Data shown:

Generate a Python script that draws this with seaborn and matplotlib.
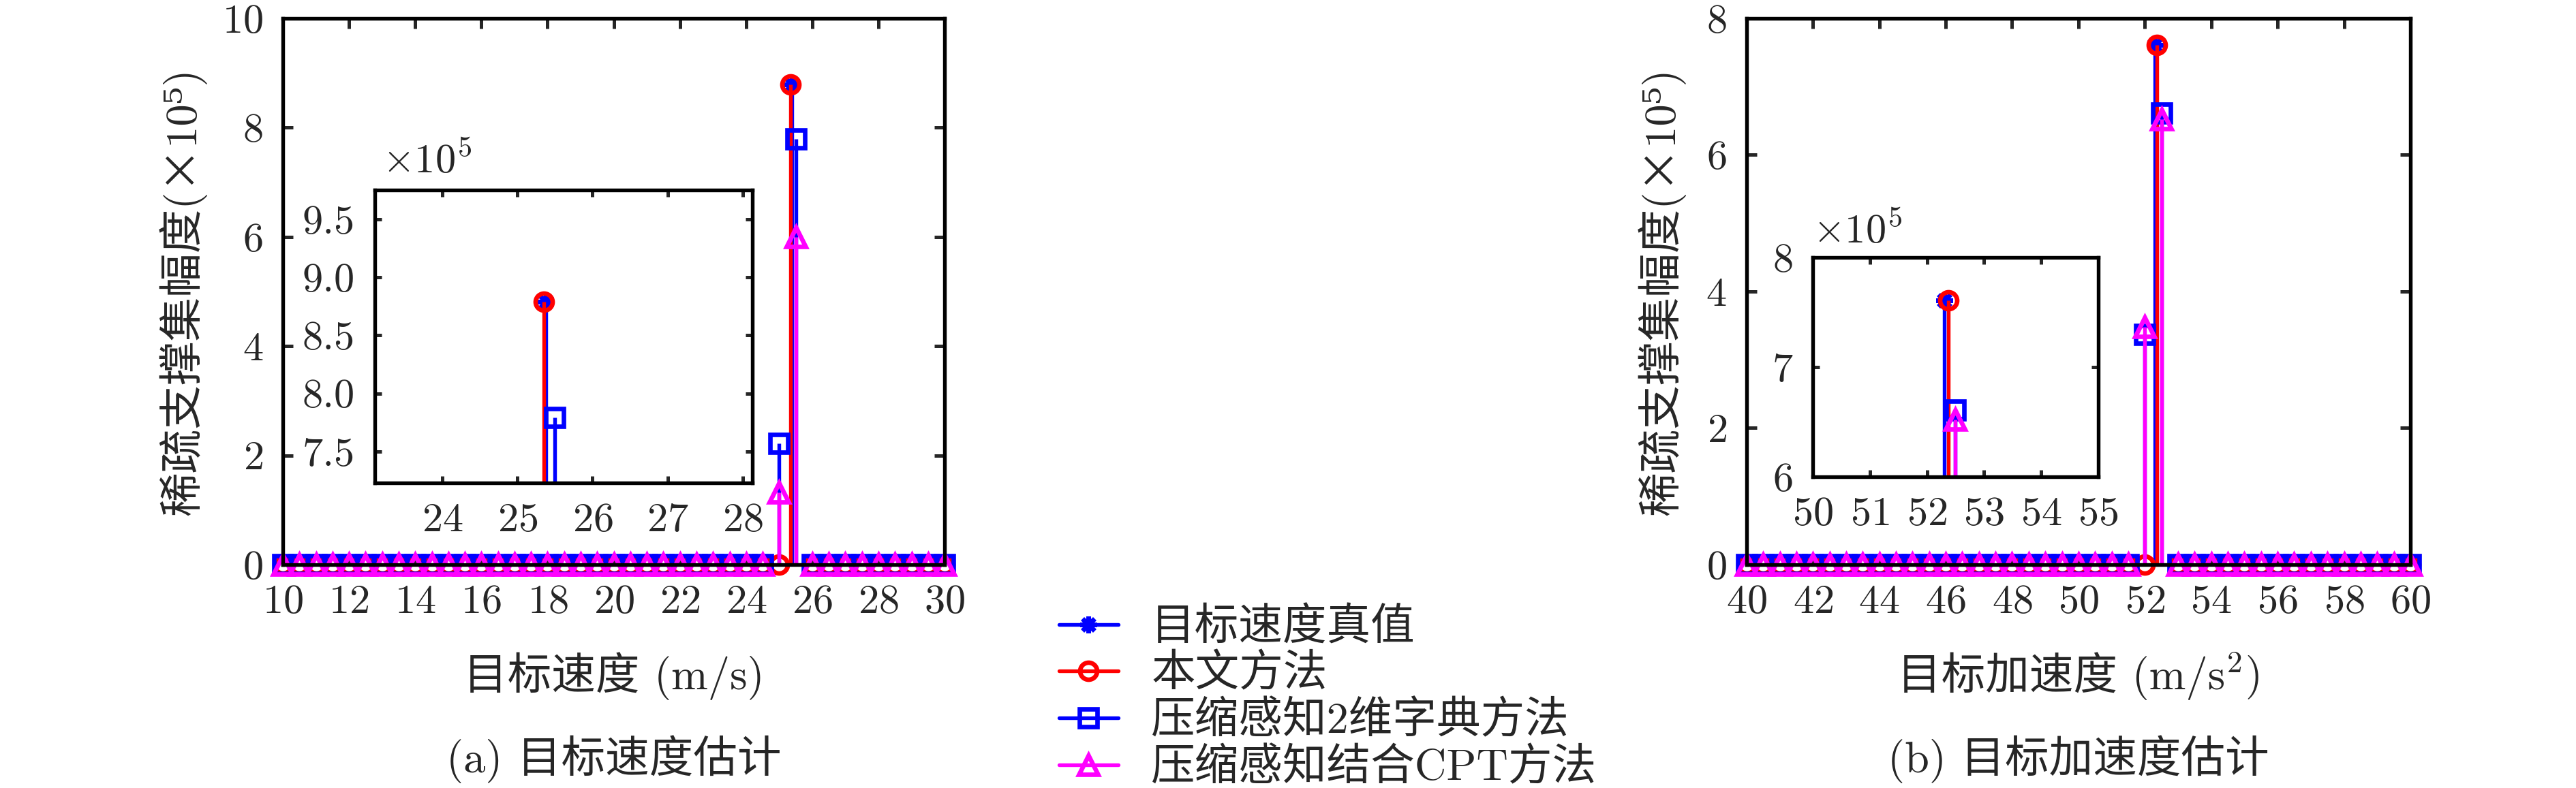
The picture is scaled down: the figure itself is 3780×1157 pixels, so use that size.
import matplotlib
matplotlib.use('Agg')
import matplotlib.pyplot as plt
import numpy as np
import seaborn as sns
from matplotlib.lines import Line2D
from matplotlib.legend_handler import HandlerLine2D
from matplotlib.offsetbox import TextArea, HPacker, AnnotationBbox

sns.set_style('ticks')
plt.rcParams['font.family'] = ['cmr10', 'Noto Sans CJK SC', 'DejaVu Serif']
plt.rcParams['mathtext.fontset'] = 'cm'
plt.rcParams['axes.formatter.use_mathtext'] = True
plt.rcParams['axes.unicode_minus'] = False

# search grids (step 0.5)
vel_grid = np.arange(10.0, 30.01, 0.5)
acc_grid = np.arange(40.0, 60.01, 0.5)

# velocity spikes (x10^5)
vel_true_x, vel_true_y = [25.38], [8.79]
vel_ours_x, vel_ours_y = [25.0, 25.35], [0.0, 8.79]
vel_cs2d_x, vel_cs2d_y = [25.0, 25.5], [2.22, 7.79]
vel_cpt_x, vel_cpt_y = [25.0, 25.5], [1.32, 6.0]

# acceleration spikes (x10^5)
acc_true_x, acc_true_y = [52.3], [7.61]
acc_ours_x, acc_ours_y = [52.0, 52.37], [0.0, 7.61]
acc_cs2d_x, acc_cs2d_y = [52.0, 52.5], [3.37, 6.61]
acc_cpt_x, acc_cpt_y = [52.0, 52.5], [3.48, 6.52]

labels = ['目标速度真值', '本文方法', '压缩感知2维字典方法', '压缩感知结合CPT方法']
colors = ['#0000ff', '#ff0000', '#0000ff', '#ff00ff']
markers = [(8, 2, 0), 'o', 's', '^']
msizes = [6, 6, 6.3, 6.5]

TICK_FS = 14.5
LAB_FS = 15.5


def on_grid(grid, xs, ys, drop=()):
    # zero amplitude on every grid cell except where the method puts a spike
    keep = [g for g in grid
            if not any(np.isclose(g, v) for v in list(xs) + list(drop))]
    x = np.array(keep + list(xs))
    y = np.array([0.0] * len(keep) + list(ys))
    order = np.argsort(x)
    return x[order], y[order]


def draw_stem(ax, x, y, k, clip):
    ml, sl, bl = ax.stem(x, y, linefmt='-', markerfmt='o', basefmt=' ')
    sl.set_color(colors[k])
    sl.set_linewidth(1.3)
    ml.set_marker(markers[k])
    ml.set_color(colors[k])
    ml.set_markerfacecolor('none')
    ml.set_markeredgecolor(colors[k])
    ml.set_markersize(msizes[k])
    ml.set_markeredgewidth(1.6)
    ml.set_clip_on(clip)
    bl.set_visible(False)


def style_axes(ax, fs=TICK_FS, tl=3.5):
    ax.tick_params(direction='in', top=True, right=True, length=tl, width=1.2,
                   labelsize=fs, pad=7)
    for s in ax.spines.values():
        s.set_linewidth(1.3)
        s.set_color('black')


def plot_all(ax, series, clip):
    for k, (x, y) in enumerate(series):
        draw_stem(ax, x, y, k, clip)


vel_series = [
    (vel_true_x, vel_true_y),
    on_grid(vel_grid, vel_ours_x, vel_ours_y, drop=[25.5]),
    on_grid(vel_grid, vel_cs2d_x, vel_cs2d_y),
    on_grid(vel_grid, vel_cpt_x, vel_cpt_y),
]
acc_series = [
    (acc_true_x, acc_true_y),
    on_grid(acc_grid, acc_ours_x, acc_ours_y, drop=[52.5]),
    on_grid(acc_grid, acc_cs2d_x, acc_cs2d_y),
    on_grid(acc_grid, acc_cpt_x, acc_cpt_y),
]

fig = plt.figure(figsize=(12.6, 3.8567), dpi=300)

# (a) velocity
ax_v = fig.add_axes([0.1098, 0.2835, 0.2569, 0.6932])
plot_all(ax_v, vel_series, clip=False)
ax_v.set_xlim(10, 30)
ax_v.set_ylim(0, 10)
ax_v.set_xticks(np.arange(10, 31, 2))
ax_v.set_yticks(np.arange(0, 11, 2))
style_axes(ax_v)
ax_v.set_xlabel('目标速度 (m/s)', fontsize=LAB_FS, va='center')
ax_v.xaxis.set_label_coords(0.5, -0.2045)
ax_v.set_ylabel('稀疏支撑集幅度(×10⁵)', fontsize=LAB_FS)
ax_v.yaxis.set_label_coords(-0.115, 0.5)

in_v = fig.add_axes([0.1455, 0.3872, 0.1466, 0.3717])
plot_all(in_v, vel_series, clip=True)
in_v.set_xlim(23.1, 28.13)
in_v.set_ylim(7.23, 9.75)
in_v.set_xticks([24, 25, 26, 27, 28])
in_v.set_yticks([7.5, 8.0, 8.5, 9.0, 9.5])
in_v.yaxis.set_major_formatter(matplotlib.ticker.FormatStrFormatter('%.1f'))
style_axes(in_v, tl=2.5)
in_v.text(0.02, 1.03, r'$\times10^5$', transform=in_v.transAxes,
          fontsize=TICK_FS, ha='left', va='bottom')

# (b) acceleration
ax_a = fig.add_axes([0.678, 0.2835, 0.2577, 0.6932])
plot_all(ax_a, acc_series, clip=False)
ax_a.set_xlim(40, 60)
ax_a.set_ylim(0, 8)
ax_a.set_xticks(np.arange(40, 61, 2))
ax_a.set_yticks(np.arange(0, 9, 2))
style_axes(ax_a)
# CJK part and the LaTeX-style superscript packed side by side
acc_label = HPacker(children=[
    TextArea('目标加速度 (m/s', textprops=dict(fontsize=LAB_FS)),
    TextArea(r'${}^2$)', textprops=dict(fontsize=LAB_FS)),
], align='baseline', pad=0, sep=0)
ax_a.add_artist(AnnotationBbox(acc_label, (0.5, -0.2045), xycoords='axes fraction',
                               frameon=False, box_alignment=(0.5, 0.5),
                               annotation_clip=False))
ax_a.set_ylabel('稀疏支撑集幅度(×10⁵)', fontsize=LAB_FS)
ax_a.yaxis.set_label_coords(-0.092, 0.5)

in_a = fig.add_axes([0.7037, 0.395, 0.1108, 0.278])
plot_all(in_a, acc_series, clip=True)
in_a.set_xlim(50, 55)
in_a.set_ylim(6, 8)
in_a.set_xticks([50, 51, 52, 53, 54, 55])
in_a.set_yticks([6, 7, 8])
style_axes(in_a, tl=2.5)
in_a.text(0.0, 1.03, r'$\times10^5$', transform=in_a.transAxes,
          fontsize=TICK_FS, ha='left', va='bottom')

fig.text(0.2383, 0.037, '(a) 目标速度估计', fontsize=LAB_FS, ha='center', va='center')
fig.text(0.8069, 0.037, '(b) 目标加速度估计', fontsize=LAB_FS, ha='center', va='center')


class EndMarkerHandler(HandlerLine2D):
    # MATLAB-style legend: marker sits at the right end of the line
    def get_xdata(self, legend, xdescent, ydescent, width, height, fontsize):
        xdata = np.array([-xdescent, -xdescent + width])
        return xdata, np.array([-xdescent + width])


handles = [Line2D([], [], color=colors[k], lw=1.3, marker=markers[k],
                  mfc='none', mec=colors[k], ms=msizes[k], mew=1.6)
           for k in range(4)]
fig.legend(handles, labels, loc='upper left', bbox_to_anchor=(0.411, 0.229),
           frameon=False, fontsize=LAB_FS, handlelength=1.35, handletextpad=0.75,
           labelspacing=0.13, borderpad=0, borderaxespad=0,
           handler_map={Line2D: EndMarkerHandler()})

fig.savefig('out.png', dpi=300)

What you need to do:
From the first line above to the line containing "from matplotlib.offsetbox import", repeat each line exactly. Pictures stay out.

Response to this exercise:
Generate a Python script that draws this with seaborn and matplotlib.
The picture is scaled down: the figure itself is 3780×1157 pixels, so use that size.
import matplotlib
matplotlib.use('Agg')
import matplotlib.pyplot as plt
import numpy as np
import seaborn as sns
from matplotlib.lines import Line2D
from matplotlib.legend_handler import HandlerLine2D
from matplotlib.offsetbox import TextArea, HPacker, AnnotationBbox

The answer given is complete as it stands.